Data records
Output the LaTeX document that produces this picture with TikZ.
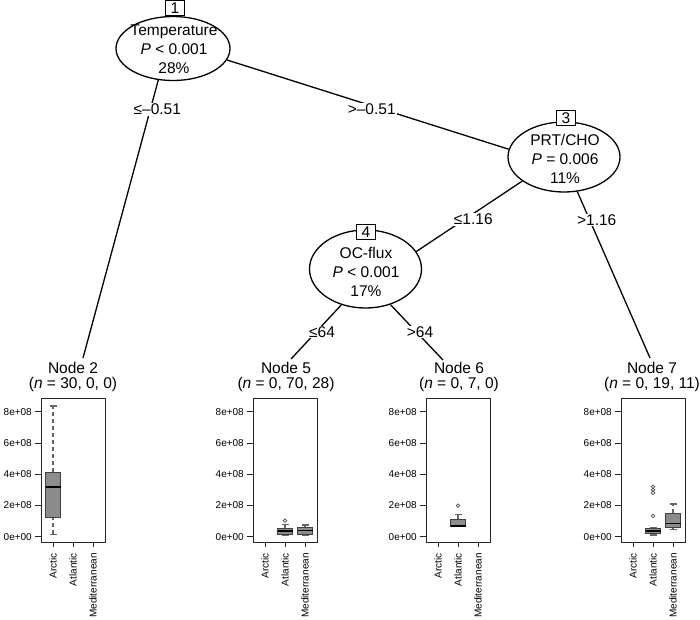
\documentclass[tikz,border=0pt]{standalone}
\usepackage{fontspec}
\setmainfont{Liberation Sans}
\usetikzlibrary{shapes.geometric}
\pgfmathdeclarefunction{yv}{1}{\pgfmathparse{536.7-15.6*#1}}
\tikzset{
 inode/.style={draw, ellipse, line width=1.3pt, fill=white, inner sep=0pt},
 itext/.style={align=center, font=\fontsize{15.5}{19}\selectfont, inner sep=0pt},
 numbox/.style={draw, fill=white, line width=1pt, inner sep=0pt, minimum width=19pt, minimum height=15pt, font=\fontsize{15.5}{18}\selectfont},
 edge/.style={line width=1.3pt},
 elab/.style={fill=white, inner sep=1pt, font=\fontsize{15.5}{18}\selectfont},
 hdr/.style={inner sep=0pt, font=\fontsize{15.5}{18}\selectfont},
 frame/.style={line width=0.9pt, draw=black!85},
 axl/.style={inner sep=0pt, font=\fontsize{10}{12}\selectfont},
 bx/.style={fill=black!45, draw=black!75, line width=0.8pt},
 whisk/.style={draw=black!60, dash pattern=on 4pt off 3pt, line width=1.1pt},
 capl/.style={draw=black!60, line width=1.1pt},
 medl/.style={line width=1.9pt},
 outl/.style={draw=black!70, line width=0.7pt},
}
\newcommand\bxp[6]{%
 \draw[whisk] (#1,{yv(#2)}) -- (#1,{yv(#3)}) (#1,{yv(#5)}) -- (#1,{yv(#6)});
 \draw[capl] ({#1-3.5},{yv(#2)}) -- ({#1+3.5},{yv(#2)}) ({#1-3.5},{yv(#6)}) -- ({#1+3.5},{yv(#6)});
 \filldraw[bx] ({#1-7.5},{yv(#3)}) rectangle ({#1+7.5},{yv(#5)});
 \draw[medl] ({#1-7.5},{yv(#4)}) -- ({#1+7.5},{yv(#4)});
}
\newcommand\outp[2]{\draw[outl] (#1,{yv(#2)}) circle (1.8pt);}
\newcommand\panel[2]{%
 \draw[frame] (#1,398) rectangle ++(64,144);
 \foreach \v/\t [count=\i] in {8/8e+08,6/6e+08,4/4e+08,2/2e+08,0/0e+00}{
   \draw[frame] ({#1-6.5},{yv(\v)}) -- (#1,{yv(\v)});
   \node[axl,anchor=east] (#2y\i) at ({#1-9},{yv(\v)}) {\t};
 }
 \foreach \c/\t [count=\i] in {12/Arctic,32/Atlantic,52/Mediterranean}{
   \draw[frame] ({#1+\c},542) -- ({#1+\c},547);
   \node[axl,rotate=90,anchor=east] (#2x\i) at ({#1+\c},553) {\t};
 }
}
\begin{document}
\begin{tikzpicture}[x=1pt,y=-1pt]
\useasboundingbox (0,0) rectangle (700,619);
% inner nodes
\node[inode, minimum width=114pt, minimum height=64pt] (n1) at (173,48.5) {};
\node[itext] (n1t) at (174,49.5) {Temperature\\\textit{P} < 0.001\\28\%};
\node[numbox] (b1) at (175,8) {1};
\node[inode, minimum width=112pt, minimum height=70pt] (n3) at (564,157) {};
\node[itext] (n3t) at (565,159) {PRT/CHO\\\textit{P} = 0.006\\11\%};
\node[numbox] (b3) at (566,118) {3};
\node[inode, minimum width=112pt, minimum height=78pt] (n4) at (365.5,269) {};
\node[itext] (n4t) at (366,271.5) {OC-flux\\\textit{P} < 0.001\\17\%};
\node[numbox] (b4) at (366,231.7) {4};
% terminal anchor points
\coordinate (t2) at (83,358);
\coordinate (t5) at (291,359);
\coordinate (t6) at (443,360);
\coordinate (t7) at (650,358);
% edges
\draw[edge] (n1.-115.8) -- (t2);
\draw[edge] (n1.-12.1) -- (n3.172.8);
\draw[edge] (n3.-150.7) -- (n4.19);
\draw[edge] (n3.-69.5) -- (t7);
\draw[edge] (n4.-124.2) -- (t5);
\draw[edge] (n4.-55) -- (t6);
% edge labels
\node[elab] (l12) at (157.3,109.3) {≤–0.51};
\node[elab] (l13) at (371.7,109.3) {>–0.51};
\node[elab] (l34) at (473.3,219.3) {≤1.16};
\node[elab] (l37) at (596.7,220) {>1.16};
\node[elab] (l45) at (322,332) {≤64};
\node[elab] (l46) at (420,332) {>64};
% terminal headers
\node[hdr] (h2a) at (73,368) {Node 2};
\node[hdr] (h2b) at (73,384.5) {(\textit{n} = 30, 0, 0)};
\node[hdr] (h5a) at (286,368) {Node 5};
\node[hdr] (h5b) at (286,384.5) {(\textit{n} = 0, 70, 28)};
\node[hdr] (h6a) at (459,368) {Node 6};
\node[hdr] (h6b) at (459,384.5) {(\textit{n} = 0, 7, 0)};
\node[hdr] (h7a) at (652,368) {Node 7};
\node[hdr] (h7b) at (652,384.5) {(\textit{n} = 0, 19, 11)};
% panels
\panel{41}{p2}
\panel{253}{p5}
\panel{426}{p6}
\panel{621}{p7}
% boxplots
\bxp{53}{0.17}{1.22}{3.19}{4.15}{8.38}
\bxp{285}{0.05}{0.17}{0.37}{0.56}{0.81}
\outp{285}{1.03}
\bxp{305}{0.05}{0.17}{0.40}{0.62}{0.75}
\bxp{458}{0.64}{0.64}{0.68}{1.12}{1.44}
\outp{458}{1.99}
\bxp{653}{0.11}{0.22}{0.38}{0.54}{0.60}
\outp{653}{1.33}
\outp{653}{2.82}
\outp{653}{3.00}
\outp{653}{3.20}
\bxp{673}{0.45}{0.60}{0.85}{1.50}{2.10}
\end{tikzpicture}
\end{document}
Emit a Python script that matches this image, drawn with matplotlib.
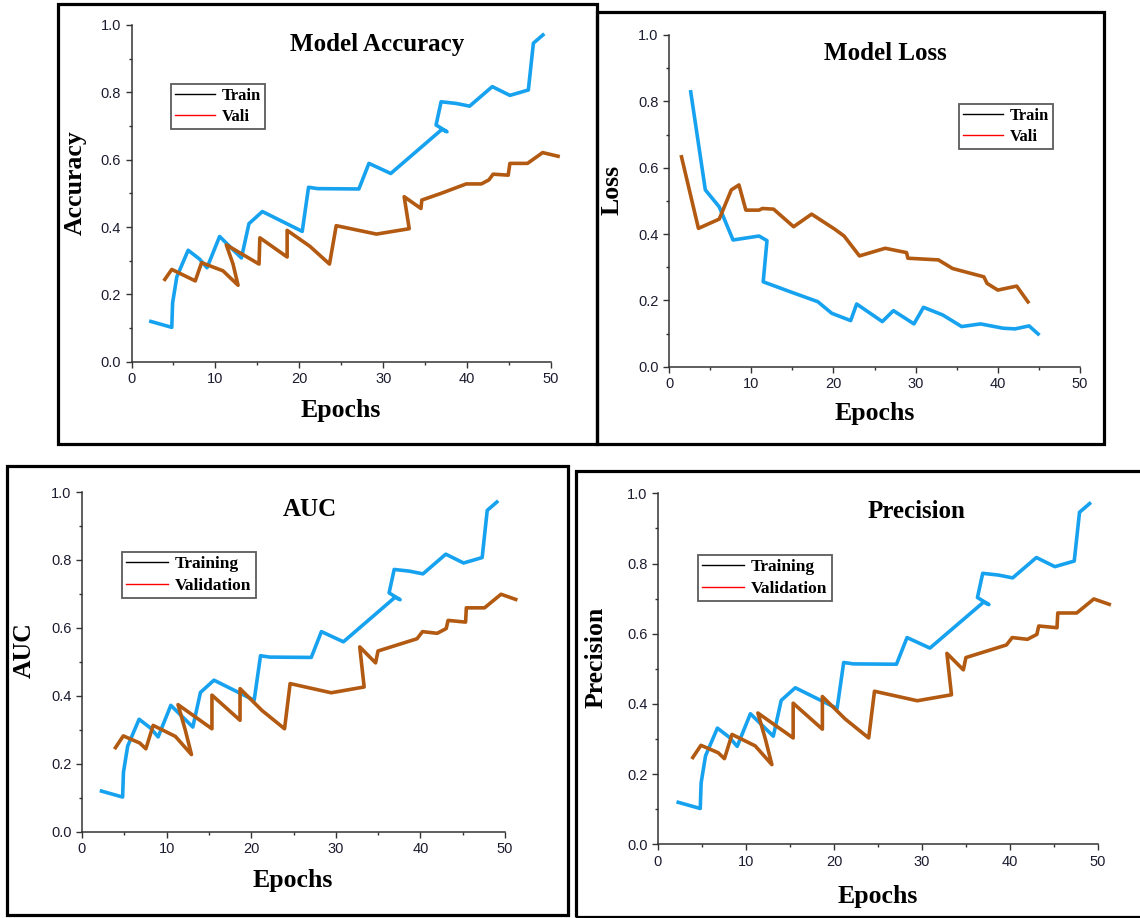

Work required
Return the records exactly. Don't carry the pictures over.

Completed exercise
Output the LaTeX document that produces this picture with TikZ.
\documentclass[tikz,border=0pt]{standalone}
\usepackage{fontspec}
\setmainfont{Liberation Sans}
\usetikzlibrary{shapes.geometric}
\pgfmathdeclarefunction{yv}{1}{\pgfmathparse{536.7-15.6*#1}}
\tikzset{
 inode/.style={draw, ellipse, line width=1.3pt, fill=white, inner sep=0pt},
 itext/.style={align=center, font=\fontsize{15.5}{19}\selectfont, inner sep=0pt},
 numbox/.style={draw, fill=white, line width=1pt, inner sep=0pt, minimum width=19pt, minimum height=15pt, font=\fontsize{15.5}{18}\selectfont},
 edge/.style={line width=1.3pt},
 elab/.style={fill=white, inner sep=1pt, font=\fontsize{15.5}{18}\selectfont},
 hdr/.style={inner sep=0pt, font=\fontsize{15.5}{18}\selectfont},
 frame/.style={line width=0.9pt, draw=black!85},
 axl/.style={inner sep=0pt, font=\fontsize{10}{12}\selectfont},
 bx/.style={fill=black!45, draw=black!75, line width=0.8pt},
 whisk/.style={draw=black!60, dash pattern=on 4pt off 3pt, line width=1.1pt},
 capl/.style={draw=black!60, line width=1.1pt},
 medl/.style={line width=1.9pt},
 outl/.style={draw=black!70, line width=0.7pt},
}
\newcommand\bxp[6]{%
 \draw[whisk] (#1,{yv(#2)}) -- (#1,{yv(#3)}) (#1,{yv(#5)}) -- (#1,{yv(#6)});
 \draw[capl] ({#1-3.5},{yv(#2)}) -- ({#1+3.5},{yv(#2)}) ({#1-3.5},{yv(#6)}) -- ({#1+3.5},{yv(#6)});
 \filldraw[bx] ({#1-7.5},{yv(#3)}) rectangle ({#1+7.5},{yv(#5)});
 \draw[medl] ({#1-7.5},{yv(#4)}) -- ({#1+7.5},{yv(#4)});
}
\newcommand\outp[2]{\draw[outl] (#1,{yv(#2)}) circle (1.8pt);}
\newcommand\panel[2]{%
 \draw[frame] (#1,398) rectangle ++(64,144);
 \foreach \v/\t [count=\i] in {8/8e+08,6/6e+08,4/4e+08,2/2e+08,0/0e+00}{
   \draw[frame] ({#1-6.5},{yv(\v)}) -- (#1,{yv(\v)});
   \node[axl,anchor=east] (#2y\i) at ({#1-9},{yv(\v)}) {\t};
 }
 \foreach \c/\t [count=\i] in {12/Arctic,32/Atlantic,52/Mediterranean}{
   \draw[frame] ({#1+\c},542) -- ({#1+\c},547);
   \node[axl,rotate=90,anchor=east] (#2x\i) at ({#1+\c},553) {\t};
 }
}
\begin{document}
\begin{tikzpicture}[x=1pt,y=-1pt]
\useasboundingbox (0,0) rectangle (700,619);
% inner nodes
\node[inode, minimum width=114pt, minimum height=64pt] (n1) at (173,48.5) {};
\node[itext] (n1t) at (174,49.5) {Temperature\\\textit{P} < 0.001\\28\%};
\node[numbox] (b1) at (175,8) {1};
\node[inode, minimum width=112pt, minimum height=70pt] (n3) at (564,157) {};
\node[itext] (n3t) at (565,159) {PRT/CHO\\\textit{P} = 0.006\\11\%};
\node[numbox] (b3) at (566,118) {3};
\node[inode, minimum width=112pt, minimum height=78pt] (n4) at (365.5,269) {};
\node[itext] (n4t) at (366,271.5) {OC-flux\\\textit{P} < 0.001\\17\%};
\node[numbox] (b4) at (366,231.7) {4};
% terminal anchor points
\coordinate (t2) at (83,358);
\coordinate (t5) at (291,359);
\coordinate (t6) at (443,360);
\coordinate (t7) at (650,358);
% edges
\draw[edge] (n1.-115.8) -- (t2);
\draw[edge] (n1.-12.1) -- (n3.172.8);
\draw[edge] (n3.-150.7) -- (n4.19);
\draw[edge] (n3.-69.5) -- (t7);
\draw[edge] (n4.-124.2) -- (t5);
\draw[edge] (n4.-55) -- (t6);
% edge labels
\node[elab] (l12) at (157.3,109.3) {≤–0.51};
\node[elab] (l13) at (371.7,109.3) {>–0.51};
\node[elab] (l34) at (473.3,219.3) {≤1.16};
\node[elab] (l37) at (596.7,220) {>1.16};
\node[elab] (l45) at (322,332) {≤64};
\node[elab] (l46) at (420,332) {>64};
% terminal headers
\node[hdr] (h2a) at (73,368) {Node 2};
\node[hdr] (h2b) at (73,384.5) {(\textit{n} = 30, 0, 0)};
\node[hdr] (h5a) at (286,368) {Node 5};
\node[hdr] (h5b) at (286,384.5) {(\textit{n} = 0, 70, 28)};
\node[hdr] (h6a) at (459,368) {Node 6};
\node[hdr] (h6b) at (459,384.5) {(\textit{n} = 0, 7, 0)};
\node[hdr] (h7a) at (652,368) {Node 7};
\node[hdr] (h7b) at (652,384.5) {(\textit{n} = 0, 19, 11)};
% panels
\panel{41}{p2}
\panel{253}{p5}
\panel{426}{p6}
\panel{621}{p7}
% boxplots
\bxp{53}{0.17}{1.22}{3.19}{4.15}{8.38}
\bxp{285}{0.05}{0.17}{0.37}{0.56}{0.81}
\outp{285}{1.03}
\bxp{305}{0.05}{0.17}{0.40}{0.62}{0.75}
\bxp{458}{0.64}{0.64}{0.68}{1.12}{1.44}
\outp{458}{1.99}
\bxp{653}{0.11}{0.22}{0.38}{0.54}{0.60}
\outp{653}{1.33}
\outp{653}{2.82}
\outp{653}{3.00}
\outp{653}{3.20}
\bxp{673}{0.45}{0.60}{0.85}{1.50}{2.10}
\end{tikzpicture}
\end{document}
Emit a Python script that matches this image, drawn with matplotlib.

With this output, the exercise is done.